Gemassmer: Australia is an interesting example. Although it is a smaller market than the UK, given the focus on carbon emissions and the greenhouse effect, Australia has innovated faster in carbon-neutral building designs and systems that capture and benchmark data.
Are we past the tipping point or have we got enough time to get our burning house in order?
Cole: I think we have to work on the basis that it is never too late. There is not a cut-off date. We have to work on the assumption we have time because otherwise, what is the other option?
Carson: I think we have seen a lot of improvement recently. Ten years ago we [Carbon Intelligence] were considered hippies and it was nice to have us around. Everyone felt better for talking to us, but we were not driving real change. Whereas the change in the past year has been quite extraordinary. So it is mainstreaming, which is super exciting. At the same time, I think there are going to be lots of speed bumps if this mainstreams too fast and we do not put in good solid infrastructure.
What speed bumps do we face on the road ahead?
Carson: Rushing out strategies is going to be a huge problem. People trying to get there too quickly and not building the infrastructure that everybody has done around this table for years and figuring out how that works properly, because the problem with buildings is there is a spread-out infrastructure of people.

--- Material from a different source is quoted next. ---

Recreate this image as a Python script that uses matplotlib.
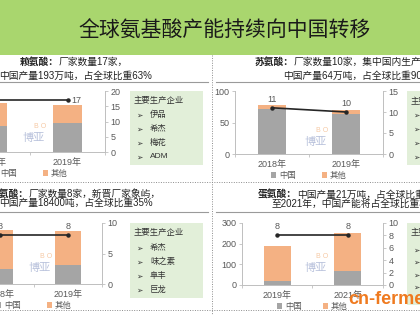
import matplotlib
matplotlib.use("Agg")
import matplotlib.pyplot as plt
from matplotlib.patches import Rectangle
import numpy as np

plt.rcParams['font.family'] = ['Liberation Sans', 'Noto Sans CJK SC', 'DejaVu Sans']

W, H = 420, 315
GRAY = '#a5a5a5'
ORANGE = '#f4b183'
TXT = '#595959'
SPINE = '#bfbfbf'
BOXGREEN = '#e2efd9'
HEADER = '#a9d66e'

# ---------------- data ----------------
title = '全球氨基酸产能持续向中国转移'

lys_years = ['2018年', '2019年']
lys_china = [170, 193]
lys_other = [150, 113]
lys_plants = [17, 17]
lys_companies = ['伊品', '希杰', '梅花', 'ADM']

thr_years = ['2018年', '2019年']
thr_china = [71, 64]
thr_other = [7, 6]
thr_plants = [11, 10]
thr_companies = ['梅花', '阜丰', '伊品', '希杰']

trp_years = ['2018年', '2019年']
trp_china = [15000, 18400]
trp_other = [38000, 34200]
trp_plants = [8, 8]
trp_companies = ['希杰', '味之素', '阜丰', '巨龙']

met_years = ['2019年', '2021年']
met_china = [21, 68]
met_other = [168, 184]
met_plants = [8, 8]
met_companies = ['赢创', '安迪苏', '新和成', '紫光']

legend_labels = ['中国', '其他']

fig = plt.figure(figsize=(W / 100, H / 100), dpi=100)
fig.patch.set_facecolor('white')


def fpos(x0, y0, x1, y1):
    return [x0 / W, 1 - y1 / H, (x1 - x0) / W, (y1 - y0) / H]


# background / decoration axes in pixel coordinates
bg = fig.add_axes([0, 0, 1, 1])
bg.set_xlim(0, W)
bg.set_ylim(H, 0)
bg.axis('off')
bg.set_zorder(0)

bg.add_patch(Rectangle((0, 0), W, 55, color=HEADER, lw=0))
bg.text(225, 31, title, ha='center', va='center', fontsize=15, color='#1a1a1a')

# separators
bg.plot([212, 212], [55, 315], ls=(0, (1, 1.5)), color='#8c8c8c', lw=0.7)
bg.plot([0, W], [182, 182], ls=(0, (1, 1.5)), color='#8c8c8c', lw=0.7)
bg.plot([0, W], [310, 310], ls=(0, (1, 1.5)), color='#8c8c8c', lw=0.7)
for yy in (82, 212):
    bg.plot([0, 208], [yy, yy], color='#9a9a9a', lw=0.8)
    bg.plot([216, W], [yy, yy], color='#9a9a9a', lw=0.8)


def two_part(x, y, bold, rest):
    t = bg.text(x, y, bold, ha='left', va='center', fontsize=7, fontweight='bold', color='#222222')
    bg.annotate(rest, xy=(1, 0.5), xycoords=t, ha='left', va='center', fontsize=7, color='#222222')


two_part(20, 62, '赖氨酸：', '厂家数量17家，')
bg.text(-1, 76, '中国产量193万吨，占全球比重63%', ha='left', va='center', fontsize=7, color='#222222')
two_part(255, 62, '苏氨酸：', '厂家数量10家，集中国内生产，')
bg.text(283, 76, '中国产量64万吨，占全球比重90%', ha='left', va='center', fontsize=7, color='#222222')
two_part(-10, 194, '色氨酸：', '厂家数量8家，新晋厂家象屿，')
bg.text(-1, 203, '中国产量18400吨，占全球比重35%', ha='left', va='center', fontsize=7, color='#222222')
two_part(258, 195, '蛋氨酸：', '中国产量21万吨，占全球比重12%，')
bg.text(272, 204, '至2021年，中国产能将占全球比重30%以上', ha='left', va='center', fontsize=7, color='#222222')


def company_box(x0, y0, x1, y1, items, ys):
    bg.add_patch(Rectangle((x0, y0), x1 - x0, y1 - y0, color=BOXGREEN, lw=0))
    bg.text(x0 + 4, ys[0], '主要生产企业', ha='left', va='center', fontsize=6, color='#333333')
    for name, yy in zip(items, ys[1:]):
        bg.text(x0 + 6, yy, '➢', ha='left', va='center', fontsize=5.5, color='#333333',
                family=['DejaVu Sans'])
        bg.text(x0 + 20, yy, name, ha='left', va='center', fontsize=6, color='#333333')


company_box(130, 91, 203, 165, lys_companies, [101, 115, 129, 143, 157])
company_box(407, 91, 440, 165, thr_companies, [102, 115, 129, 143, 157])
company_box(130, 223, 203, 298, trp_companies, [233, 248, 262, 276, 290])
company_box(407, 223, 440, 305, met_companies, [233, 250, 262, 275, 287])

# faint logo marks
for (lx, ly) in [(34, 138), (316, 142), (40, 268), (316, 268)]:
    bg.text(lx, ly, '博亚', ha='center', va='center', fontsize=8, color='#b9c2dc')
    bg.text(lx + 6, ly - 11, 'B O', ha='center', va='center', fontsize=5, color='#f6c9a4')


def panel(box, cats, china, other, lylim, lticks, rylim, rticks, line, lab_modes, colsp):
    x0, y0, x1, y1 = box
    hpx = y1 - y0
    ax = fig.add_axes(fpos(*box))
    ax.set_zorder(2)
    ax.patch.set_alpha(0)
    x = np.arange(len(cats))
    b1 = ax.bar(x, china, width=0.38, color=GRAY, lw=0)
    b2 = ax.bar(x, other, bottom=china, width=0.38, color=ORANGE, lw=0)
    ax.set_xlim(-0.5, 1.5)
    ax.set_ylim(*lylim)
    ax.set_yticks(lticks)
    ax.set_xticks(x)
    ax.set_xticklabels(cats)
    ax.set_xticks([-0.5, 0.5, 1.5], minor=True)
    ax.tick_params(axis='x', which='major', length=0, pad=4, labelsize=6.5, labelcolor=TXT)
    ax.tick_params(axis='x', which='minor', length=2.5, color=SPINE, width=0.6)
    ax.tick_params(axis='y', length=2.5, color=SPINE, width=0.6, pad=1.5, labelsize=6.5, labelcolor=TXT)
    for s in ('top', 'right'):
        ax.spines[s].set_visible(False)
    for s in ('left', 'bottom'):
        ax.spines[s].set_color(SPINE)
        ax.spines[s].set_linewidth(0.7)

    ax2 = ax.twinx()
    ax2.set_zorder(3)
    ax2.patch.set_alpha(0)
    ax2.set_ylim(*rylim)
    ax2.set_yticks(rticks)
    ax2.tick_params(axis='y', length=2.5, color=SPINE, width=0.6, pad=1.5, labelsize=6.5, labelcolor=TXT)
    for s in ('top', 'left', 'bottom'):
        ax2.spines[s].set_visible(False)
    ax2.spines['right'].set_color(SPINE)
    ax2.spines['right'].set_linewidth(0.7)
    ax2.plot(x, line, color='#262626', lw=1.2, marker='o', ms=2.2)
    for xi, v, mode in zip(x, line, lab_modes):
        if mode == 'right':
            ax2.annotate(str(v), (xi, v), xytext=(3, 0), textcoords='offset points',
                         ha='left', va='center', fontsize=6.5, color=TXT)
        elif mode == 'left':
            ax2.annotate(str(v), (xi, v), xytext=(-3, 0), textcoords='offset points',
                         ha='right', va='center', fontsize=6.5, color=TXT)
        else:
            ax2.annotate(str(v), (xi, v), xytext=(0, 3), textcoords='offset points',
                         ha='center', va='bottom', fontsize=6.5, color=TXT)

    ax.legend([b1, b2], legend_labels, loc='center', bbox_to_anchor=(0.5, -22 / hpx),
              ncol=2, frameon=False, fontsize=6, handlelength=0.6, handleheight=0.6,
              handletextpad=0.3, columnspacing=colsp, labelcolor=TXT)
    return ax, ax2


panel((-45, 91, 105, 152), lys_years, lys_china, lys_other, (0, 400), [0, 100, 200, 300, 400],
      (0, 20), [0, 5, 10, 15, 20], lys_plants, ['left', 'right'], 3.2)
panel((235, 91, 383, 154), thr_years, thr_china, thr_other, (0, 100), [0, 50, 100],
      (0, 15), [0, 5, 10, 15], thr_plants, ['above', 'above'], 3.2)
panel((-34, 223, 102, 284), trp_years, trp_china, trp_other, (0, 60000), [0, 20000, 40000, 60000],
      (0, 10), [0, 5, 10], trp_plants, ['above', 'above'], 3.2)
panel((242, 223, 383, 285), met_years, met_china, met_other, (0, 300), [0, 100, 200, 300],
      (0, 10), [0, 2, 4, 6, 8, 10], met_plants, ['above', 'above'], 2.6)

fig.text(348 / W, 1 - 299 / H, 'cn-fermentation.com', ha='left', va='center', fontsize=13,
         fontweight='bold', color='#ef7a1f', family=['Liberation Sans', 'DejaVu Sans'], zorder=10)

fig.savefig('out.png', dpi=100)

There are people all over the place and stakeholders all over the place doing different things and all those people need to have this as part of their brief, part of their contracts, part of their procurement and a part of their identity. It is not a bolt-on. We have to put it everywhere and because it has to be everywhere it is going to take a while to actually get it to a credible level.
What is the government’s view? Does it think industry is on the case?
Green: In terms of our engagement with them, they understand this is top of our agenda. For instance, the BPF has a ‘redefining real estate’ campaign and one of the key pillars of that is safeguarding the environment. We are also going to them [government] consistently to make sure that the things that have been implemented are working properly. So I would like to think that from their point of view, they know that we are engaged with it at a very high level.
Partridge: The truth is they are not going to legislate in a hurry. Over the last three years, they’ve been completely bogged down with Brexit. The next three years are going to be about following through on the regional agenda around the government’s ‘lent’ votes. That will be the primary objective and they are going to be reliant on us to be responsible and get on with it. The good news is investors are driving it, customers are driving it, the public is driving it. They are demanding it of us, so to some extent we have no excuse.
Where will we be by the COP26 climate summit in November?
Skinner: On an industry-wide basis, it just seems too slow and I do not think the ambition is big enough. I do not think government is pushing it with policy. If you do not really believe it will create value one way or the other, and if you are not being pushed by government and do not understand the value it could create, will you be ambitious? Is it really top of the list, or do people say it just to say it?
Cole: I hope we will be in the phase of everybody implementing the commitments we have all signed up to. There has been an awful lot of signing up to various different commitments and hopefully people will be in the implementation phase rather than just still talking about definitions. So where I like to think we will be is no longer talking about whether it is net or zero, and no longer talking about which commitment is the right one, but actually just delivering and decarbonising our portfolios.
Gemassmer: There is positive momentum and support, but I think there will be a series of baby steps for real action to take place. Everyone is looking at moving forward but I think there is still a lack of consensus in terms of how quickly it needs to be done.
Hill: Having the COP in Glasgow is a huge opportunity for the UK. This is a chance for the property sector to move outside of just property and collaborate with the whole of UK Plc, and for the UK to be this real global leader in tackling climate change.